The Jewish Chronicle

Review: Operation Thunderbolt

Daring Herculean rescue

June 25, 2015 13:01
Home: a mother and daughter embrace at Ben Gurion airport, July 4 1976 (Photo: AP)
2 min read

The daring rescue of nearly 100 hostages by Israeli special forces from Entebbe International Airport, Uganda, in 1976 marked a watershed in the global fight against terrorism and a turning-point for Israel, too. Until then, plane hijackings, pioneered by the Palestinians and enthusiastically taken up by sympathetic terrorist groups, were rife and usually successful. But Israel's eventual decision to launch the raid, after several days of dithering and soul-searching at the highest level, paid off in spectacular fashion, with the loss of only four hostages and one soldier: Yonatan Netanyahu, the current Israeli prime minister's older brother, who led the operation.

After the rescue, other countries set up similar special forces units to deal with hijackings and other hostage-takings with marked success.

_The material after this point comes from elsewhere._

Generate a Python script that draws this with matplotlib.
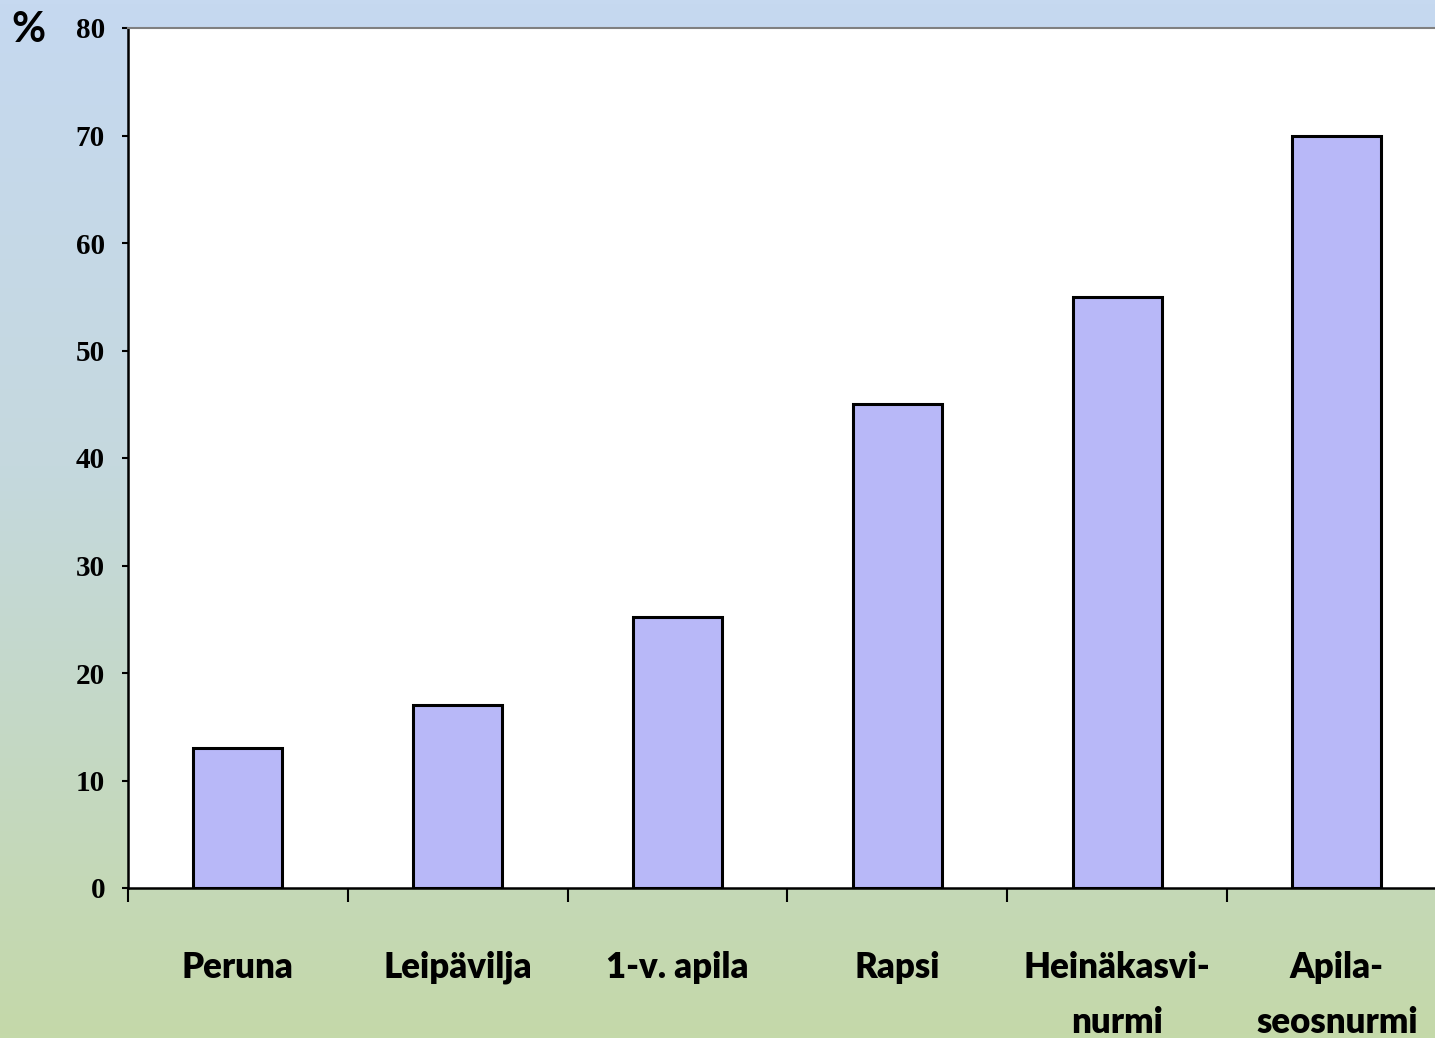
import numpy as np
import matplotlib
matplotlib.use("Agg")
import matplotlib.pyplot as plt
from matplotlib.colors import LinearSegmentedColormap

categories = ["Peruna", "Leipävilja", "1-v. apila", "Rapsi", "Heinäkasvi-\nnurmi", "Apila-\nseosnurmi"]
values = [13, 17, 25.2, 45, 55, 70]
yticks = [0, 10, 20, 30, 40, 50, 60, 70, 80]

W, H = 1435, 1038
fig = plt.figure(figsize=(W / 100, H / 100), dpi=100)

# gradient background
bg = fig.add_axes([0, 0, 1, 1], zorder=-10)
cmap = LinearSegmentedColormap.from_list(
    "bg", [(0.0, "#c6d9f0"), (0.45, "#c5d8de"), (1.0, "#c4d9a9")])
grad = np.linspace(0, 1, 256).reshape(-1, 1)
bg.imshow(grad, aspect="auto", cmap=cmap, extent=[0, 1, 0, 1], origin="upper")
bg.set_axis_off()

left = 128 / W
bottom = (H - 888) / H
width = (6 * 219.8) / W
height = 860 / H
ax = fig.add_axes([left, bottom, width, height])
ax.set_facecolor("white")

x = np.arange(len(categories))
ax.bar(x, values, width=0.405, color="#b8b8f8", edgecolor="black", linewidth=2.2, zorder=3)

ax.set_xlim(-0.5, len(categories) - 0.5)
ax.set_ylim(0, 80)

ax.set_yticks(yticks)
ax.set_yticklabels([str(t) for t in yticks], fontfamily="Liberation Serif",
                   fontweight="bold", fontsize=21)
ax.tick_params(axis="y", direction="out", length=4.5, width=1.5, pad=12)

ax.set_xticks(x)
ax.set_xticklabels(categories, fontfamily="Lato", fontweight="heavy",
                   fontsize=25, linespacing=1.85, va="top")
ax.tick_params(axis="x", which="major", length=0, pad=45)
ax.set_xticks(np.arange(len(categories) + 1) - 0.5, minor=True)
ax.tick_params(axis="x", which="minor", direction="out", length=10, width=1.5)

for s in ["left", "bottom"]:
    ax.spines[s].set_linewidth(1.8)
    ax.spines[s].set_color("black")
ax.spines["top"].set_color("#808080")
ax.spines["top"].set_linewidth(1.5)
ax.spines["right"].set_visible(False)

fig.text(28 / W, 1 - 30 / H, "%", fontfamily="Lato", fontweight="bold",
         fontsize=30, ha="center", va="center")

fig.savefig("out.png", dpi=100)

And the operation gave a huge shot in the arm to Israel, which was still in the doldrums in the aftermath of the near-disastrous Yom Kippur War of three years earlier.

The operation has been well documented in memoirs, documentaries and movies but Saul David's gripping new account, published in good time to coincide with the 40th anniversary next year, will introduce a new generation to an extraordinary story.

If it reads like a movie script, that's probably deliberate (the rights have already been sold). David constantly cuts between the deepening plight of the hostages from Air France Flight 137 and the increasingly frantic atmosphere in Israel as the government tried to work out what to do, conscious that, if it mishandled things, the consequences for the hostages and for Israel would be catastrophic.

The arguments within the Cabinet were dominated by the open hostility between Prime Minister Yitzhak Rabin, and the man he had beaten to the job, Shimon Peres, the defence minister. Oddly, it was the old soldier Rabin who favoured negotiating with the hijackers, through a mixture of concern for the safety of the hostages and his native caution, verging on the indecisive, while Peres, the career bureaucrat and politician, pressed for a military response.

'The raid was launched after days of dithering'

Fortunately, Peres won out, though the ideas that the IDF top brass came up with verged from the ludicrous to the merely impractical, such as dropping a landing force with boats on Lake Victoria to take the airport by land. Even the eventual plan, to send four Hercules transport planes by night, was narrowed down from an original idea to send 1,000 troops to Entebbe.

The grim story is enlivened by the occasional lighter touch: the young Frenchman who managed to make love to a fellow hostage, even asking an older hostage for the loan of his more comfortable mattress for the occasion; the Ugandan officials who arrived at the airport to sell the hostages duty-free goods, while their mad and unstable president, Idi Amin, colluded with the hijackers.

The climax of the rescue itself is brilliantly told; nearly 40 years on, you still heave a sigh of relief when the last Hercules lifts off from the Entebbe runway and lumbers off into the night and a new dawn for the hostages - and for Israel.